Directive — Leave every picture out and write out the records below exactly.
## begin Records supplied
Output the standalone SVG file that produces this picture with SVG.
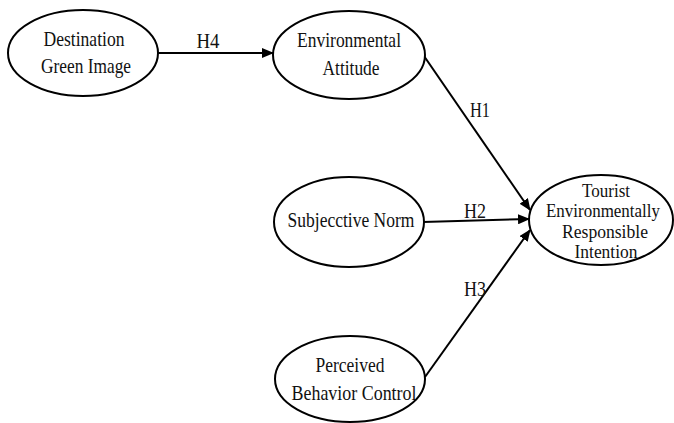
<svg xmlns="http://www.w3.org/2000/svg" width="674" height="423" viewBox="0 0 674 423">
<defs>
<marker id="arr" viewBox="0 0 12 10" refX="11" refY="5" markerWidth="12" markerHeight="10" markerUnits="userSpaceOnUse" orient="auto">
<path d="M0,0 L12,5 L0,10 Z" fill="#000"/>
</marker>
<style>
.node ellipse{fill:#fff;stroke:#000;stroke-width:2}
text{font-family:"Liberation Serif","Times New Roman",serif;font-size:21px;fill:#111;text-anchor:middle}
.small text{font-size:19px}
.edges line{stroke:#000;stroke-width:2;marker-end:url(#arr)}
</style>
</defs>
<rect width="674" height="423" fill="#fff"/>
<g class="edges">
<line x1="158" y1="53" x2="273" y2="53"/>
<line x1="424" y1="56" x2="530" y2="210"/>
<line x1="423" y1="222" x2="529" y2="219"/>
<line x1="425" y1="377" x2="530" y2="230"/>
<text x="208" y="48" textLength="23" lengthAdjust="spacingAndGlyphs">H4</text>
<text x="480" y="117" textLength="20" lengthAdjust="spacingAndGlyphs">H1</text>
<text x="475" y="218" textLength="22" lengthAdjust="spacingAndGlyphs">H2</text>
<text x="475" y="296" textLength="22" lengthAdjust="spacingAndGlyphs">H3</text>
</g>
<g id="n1" class="node">
<ellipse cx="83" cy="53" rx="75" ry="43"/>
<text x="84" y="46" textLength="81" lengthAdjust="spacingAndGlyphs">Destination</text>
<text x="86" y="73" textLength="90" lengthAdjust="spacingAndGlyphs">Green Image</text>
</g>
<g id="n2" class="node">
<ellipse cx="349" cy="55" rx="76" ry="44"/>
<text x="349" y="47" textLength="104" lengthAdjust="spacingAndGlyphs">Environmental</text>
<text x="351" y="75" textLength="57" lengthAdjust="spacingAndGlyphs">Attitude</text>
</g>
<g id="n3" class="node">
<ellipse cx="349" cy="222" rx="75" ry="45"/>
<text x="351" y="227" textLength="127" lengthAdjust="spacingAndGlyphs">Subjecctive Norm</text>
</g>
<g id="n4" class="node small">
<ellipse cx="601" cy="220" rx="72" ry="45"/>
<text x="606" y="197" textLength="48" lengthAdjust="spacingAndGlyphs">Tourist</text>
<text x="603" y="217" textLength="114" lengthAdjust="spacingAndGlyphs">Environmentally</text>
<text x="605" y="238" textLength="86" lengthAdjust="spacingAndGlyphs">Responsible</text>
<text x="606" y="258" textLength="63" lengthAdjust="spacingAndGlyphs">Intention</text>
</g>
<g id="n5" class="node">
<ellipse cx="350" cy="379" rx="75" ry="43"/>
<text x="350" y="372" textLength="69" lengthAdjust="spacingAndGlyphs">Perceived</text>
<text x="354" y="400" textLength="125" lengthAdjust="spacingAndGlyphs">Behavior Control</text>
</g>
</svg>
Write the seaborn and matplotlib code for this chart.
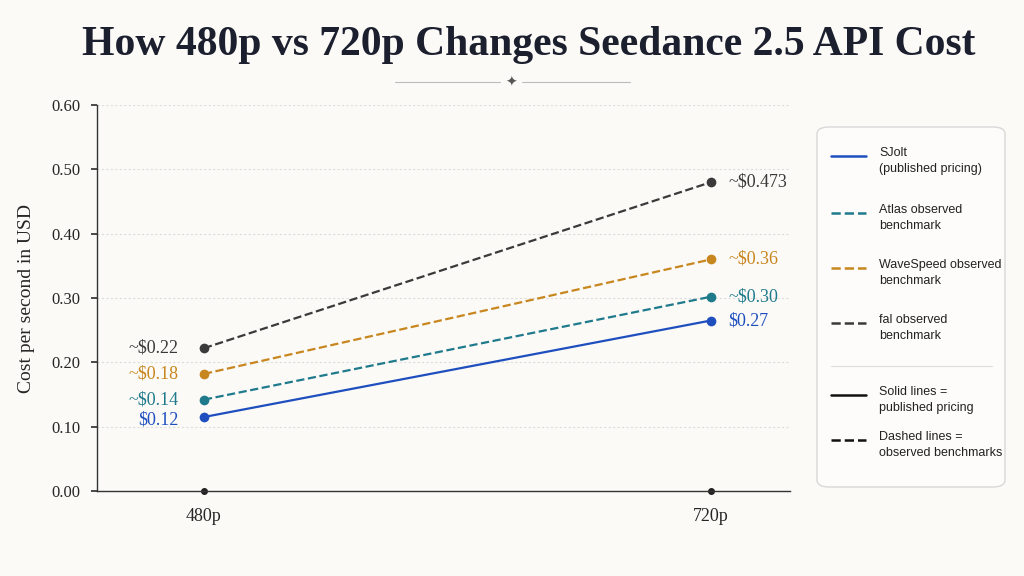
import matplotlib
matplotlib.use("Agg")
import matplotlib.pyplot as plt
import seaborn as sns
import pandas as pd
from matplotlib.patches import FancyBboxPatch
from matplotlib.lines import Line2D

resolutions = ["480p", "720p"]
sjolt = [0.115, 0.265]
atlas = [0.142, 0.302]
wavespeed = [0.182, 0.360]
fal = [0.222, 0.480]
labels_sjolt = ["$0.12", "$0.27"]
labels_atlas = ["~$0.14", "~$0.30"]
labels_wave = ["~$0.18", "~$0.36"]
labels_fal = ["~$0.22", "~$0.473"]
yticks = [0.0, 0.1, 0.2, 0.3, 0.4, 0.5, 0.6]

sns.set_theme(style="white")
plt.rcParams['font.family'] = ['Liberation Serif', 'DejaVu Serif']
bg = "#fbfaf7"
fig = plt.figure(figsize=(10.24, 5.76), dpi=100, facecolor=bg)
ax = fig.add_axes([97/1024, 1-491/576, 693/1024, 386/576], facecolor=bg)

series = [
    ("SJolt", sjolt, labels_sjolt, "#1f4fbf", "-"),
    ("Atlas", atlas, labels_atlas, "#1f7a8c", "--"),
    ("WaveSpeed", wavespeed, labels_wave, "#c8861e", "--"),
    ("fal", fal, labels_fal, "#3a3a3a", "--"),
]
rows = []
for name, vals, _, _, _ in series:
    for i, v in enumerate(vals):
        rows.append({"series": name, "x": i, "y": v})
df = pd.DataFrame(rows)
for name, vals, labs, col, ls in series:
    sub = df[df.series == name]
    sns.lineplot(data=sub, x="x", y="y", ax=ax, color=col, linestyle=ls, lw=1.6,
                 marker="o", markersize=7, markeredgewidth=0, legend=False)
    dy = -0.005 if name == "SJolt" else 0
    ax.text(-0.05, vals[0] + dy, labs[0], ha="right", va="center", color=col, fontsize=13)
    ax.text(1.035, vals[1], labs[1], ha="left", va="center", color=col, fontsize=13)

ax.set_xlim(-0.211, 1.156)
ax.set_ylim(0, 0.6)
ax.set_xticks([0, 1])
ax.set_xticklabels(resolutions, fontsize=13)
ax.set_yticks(yticks)
ax.set_yticklabels([f"{t:.2f}" for t in yticks], fontsize=12)
ax.plot([0, 1], [0, 0], "o", color="#222", markersize=4, clip_on=False)
ax.grid(axis="y", color="#dddddd", linestyle=(0, (2, 2)), lw=0.8)
ax.set_xlabel("")
ax.set_ylabel("Cost per second in USD", fontsize=14, labelpad=12)
for s in ["top", "right"]:
    ax.spines[s].set_visible(False)
for s in ["left", "bottom"]:
    ax.spines[s].set_color("#333")
    ax.spines[s].set_linewidth(1)
ax.tick_params(axis="both", length=4, color="#333", bottom=False, left=True, pad=8)

fig.text(0.516, 1-45/576, "How 480p vs 720p Changes Seedance 2.5 API Cost",
         ha="center", va="center", fontsize=30, fontweight="bold", color="#1b1f2e")
fig.add_artist(Line2D([395/1024, 500/1024], [1-82/576]*2, color="#bbb", lw=0.8))
fig.add_artist(Line2D([522/1024, 630/1024], [1-82/576]*2, color="#bbb", lw=0.8))
fig.text(511/1024, 1-83/576, "✦", ha="center", va="center", fontsize=10, color="#555",
         family=["DejaVu Sans"])

# legend
box = FancyBboxPatch((817/1024, 1-487/576), 188/1024, 360/576,
                     boxstyle="round,pad=0,rounding_size=0.012", transform=fig.transFigure,
                     facecolor="#fdfcfa", edgecolor="#d8d8d8", lw=1)
fig.add_artist(box)
sans = ["Liberation Sans", "DejaVu Sans"]
entries = [
    (1-163/576, "#1f4fbf", "-", "SJolt\n(published pricing)"),
    (1-220/576, "#1f7a8c", "--", "Atlas observed\nbenchmark"),
    (1-275/576, "#c8861e", "--", "WaveSpeed observed\nbenchmark"),
    (1-330/576, "#3a3a3a", "--", "fal observed\nbenchmark"),
    (1-402/576, "#111111", "-", "Solid lines =\npublished pricing"),
    (1-447/576, "#111111", "--", "Dashed lines =\nobserved benchmarks"),
]
for y, col, ls, txt in entries:
    fig.add_artist(Line2D([831/1024, 866/1024], [y + 0.012]*2, color=col, linestyle=ls, lw=1.8))
    fig.text(879/1024, y + 0.028, txt, ha="left", va="top", fontsize=9, color="#222",
             family=sans, linespacing=1.45)
fig.add_artist(Line2D([831/1024, 992/1024], [1-366/576]*2, color="#ddd", lw=0.8))

fig.savefig("out.png", dpi=100, facecolor=bg)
## end Records supplied
Result of this exercise —
Output the standalone SVG file that produces this picture with SVG.
<svg xmlns="http://www.w3.org/2000/svg" width="674" height="423" viewBox="0 0 674 423">
<defs>
<marker id="arr" viewBox="0 0 12 10" refX="11" refY="5" markerWidth="12" markerHeight="10" markerUnits="userSpaceOnUse" orient="auto">
<path d="M0,0 L12,5 L0,10 Z" fill="#000"/>
</marker>
<style>
.node ellipse{fill:#fff;stroke:#000;stroke-width:2}
text{font-family:"Liberation Serif","Times New Roman",serif;font-size:21px;fill:#111;text-anchor:middle}
.small text{font-size:19px}
.edges line{stroke:#000;stroke-width:2;marker-end:url(#arr)}
</style>
</defs>
<rect width="674" height="423" fill="#fff"/>
<g class="edges">
<line x1="158" y1="53" x2="273" y2="53"/>
<line x1="424" y1="56" x2="530" y2="210"/>
<line x1="423" y1="222" x2="529" y2="219"/>
<line x1="425" y1="377" x2="530" y2="230"/>
<text x="208" y="48" textLength="23" lengthAdjust="spacingAndGlyphs">H4</text>
<text x="480" y="117" textLength="20" lengthAdjust="spacingAndGlyphs">H1</text>
<text x="475" y="218" textLength="22" lengthAdjust="spacingAndGlyphs">H2</text>
<text x="475" y="296" textLength="22" lengthAdjust="spacingAndGlyphs">H3</text>
</g>
<g id="n1" class="node">
<ellipse cx="83" cy="53" rx="75" ry="43"/>
<text x="84" y="46" textLength="81" lengthAdjust="spacingAndGlyphs">Destination</text>
<text x="86" y="73" textLength="90" lengthAdjust="spacingAndGlyphs">Green Image</text>
</g>
<g id="n2" class="node">
<ellipse cx="349" cy="55" rx="76" ry="44"/>
<text x="349" y="47" textLength="104" lengthAdjust="spacingAndGlyphs">Environmental</text>
<text x="351" y="75" textLength="57" lengthAdjust="spacingAndGlyphs">Attitude</text>
</g>
<g id="n3" class="node">
<ellipse cx="349" cy="222" rx="75" ry="45"/>
<text x="351" y="227" textLength="127" lengthAdjust="spacingAndGlyphs">Subjecctive Norm</text>
</g>
<g id="n4" class="node small">
<ellipse cx="601" cy="220" rx="72" ry="45"/>
<text x="606" y="197" textLength="48" lengthAdjust="spacingAndGlyphs">Tourist</text>
<text x="603" y="217" textLength="114" lengthAdjust="spacingAndGlyphs">Environmentally</text>
<text x="605" y="238" textLength="86" lengthAdjust="spacingAndGlyphs">Responsible</text>
<text x="606" y="258" textLength="63" lengthAdjust="spacingAndGlyphs">Intention</text>
</g>
<g id="n5" class="node">
<ellipse cx="350" cy="379" rx="75" ry="43"/>
<text x="350" y="372" textLength="69" lengthAdjust="spacingAndGlyphs">Perceived</text>
<text x="354" y="400" textLength="125" lengthAdjust="spacingAndGlyphs">Behavior Control</text>
</g>
</svg>
Write the seaborn and matplotlib code for this chart.
import matplotlib
matplotlib.use("Agg")
import matplotlib.pyplot as plt
import seaborn as sns
import pandas as pd
from matplotlib.patches import FancyBboxPatch
from matplotlib.lines import Line2D

resolutions = ["480p", "720p"]
sjolt = [0.115, 0.265]
atlas = [0.142, 0.302]
wavespeed = [0.182, 0.360]
fal = [0.222, 0.480]
labels_sjolt = ["$0.12", "$0.27"]
labels_atlas = ["~$0.14", "~$0.30"]
labels_wave = ["~$0.18", "~$0.36"]
labels_fal = ["~$0.22", "~$0.473"]
yticks = [0.0, 0.1, 0.2, 0.3, 0.4, 0.5, 0.6]

sns.set_theme(style="white")
plt.rcParams['font.family'] = ['Liberation Serif', 'DejaVu Serif']
bg = "#fbfaf7"
fig = plt.figure(figsize=(10.24, 5.76), dpi=100, facecolor=bg)
ax = fig.add_axes([97/1024, 1-491/576, 693/1024, 386/576], facecolor=bg)

series = [
    ("SJolt", sjolt, labels_sjolt, "#1f4fbf", "-"),
    ("Atlas", atlas, labels_atlas, "#1f7a8c", "--"),
    ("WaveSpeed", wavespeed, labels_wave, "#c8861e", "--"),
    ("fal", fal, labels_fal, "#3a3a3a", "--"),
]
rows = []
for name, vals, _, _, _ in series:
    for i, v in enumerate(vals):
        rows.append({"series": name, "x": i, "y": v})
df = pd.DataFrame(rows)
for name, vals, labs, col, ls in series:
    sub = df[df.series == name]
    sns.lineplot(data=sub, x="x", y="y", ax=ax, color=col, linestyle=ls, lw=1.6,
                 marker="o", markersize=7, markeredgewidth=0, legend=False)
    dy = -0.005 if name == "SJolt" else 0
    ax.text(-0.05, vals[0] + dy, labs[0], ha="right", va="center", color=col, fontsize=13)
    ax.text(1.035, vals[1], labs[1], ha="left", va="center", color=col, fontsize=13)

ax.set_xlim(-0.211, 1.156)
ax.set_ylim(0, 0.6)
ax.set_xticks([0, 1])
ax.set_xticklabels(resolutions, fontsize=13)
ax.set_yticks(yticks)
ax.set_yticklabels([f"{t:.2f}" for t in yticks], fontsize=12)
ax.plot([0, 1], [0, 0], "o", color="#222", markersize=4, clip_on=False)
ax.grid(axis="y", color="#dddddd", linestyle=(0, (2, 2)), lw=0.8)
ax.set_xlabel("")
ax.set_ylabel("Cost per second in USD", fontsize=14, labelpad=12)
for s in ["top", "right"]:
    ax.spines[s].set_visible(False)
for s in ["left", "bottom"]:
    ax.spines[s].set_color("#333")
    ax.spines[s].set_linewidth(1)
ax.tick_params(axis="both", length=4, color="#333", bottom=False, left=True, pad=8)

fig.text(0.516, 1-45/576, "How 480p vs 720p Changes Seedance 2.5 API Cost",
         ha="center", va="center", fontsize=30, fontweight="bold", color="#1b1f2e")
fig.add_artist(Line2D([395/1024, 500/1024], [1-82/576]*2, color="#bbb", lw=0.8))
fig.add_artist(Line2D([522/1024, 630/1024], [1-82/576]*2, color="#bbb", lw=0.8))
fig.text(511/1024, 1-83/576, "✦", ha="center", va="center", fontsize=10, color="#555",
         family=["DejaVu Sans"])

# legend
box = FancyBboxPatch((817/1024, 1-487/576), 188/1024, 360/576,
                     boxstyle="round,pad=0,rounding_size=0.012", transform=fig.transFigure,
                     facecolor="#fdfcfa", edgecolor="#d8d8d8", lw=1)
fig.add_artist(box)
sans = ["Liberation Sans", "DejaVu Sans"]
entries = [
    (1-163/576, "#1f4fbf", "-", "SJolt\n(published pricing)"),
    (1-220/576, "#1f7a8c", "--", "Atlas observed\nbenchmark"),
    (1-275/576, "#c8861e", "--", "WaveSpeed observed\nbenchmark"),
    (1-330/576, "#3a3a3a", "--", "fal observed\nbenchmark"),
    (1-402/576, "#111111", "-", "Solid lines =\npublished pricing"),
    (1-447/576, "#111111", "--", "Dashed lines =\nobserved benchmarks"),
]
for y, col, ls, txt in entries:
    fig.add_artist(Line2D([831/1024, 866/1024], [y + 0.012]*2, color=col, linestyle=ls, lw=1.8))
    fig.text(879/1024, y + 0.028, txt, ha="left", va="top", fontsize=9, color="#222",
             family=sans, linespacing=1.45)
fig.add_artist(Line2D([831/1024, 992/1024], [1-366/576]*2, color="#ddd", lw=0.8))

fig.savefig("out.png", dpi=100, facecolor=bg)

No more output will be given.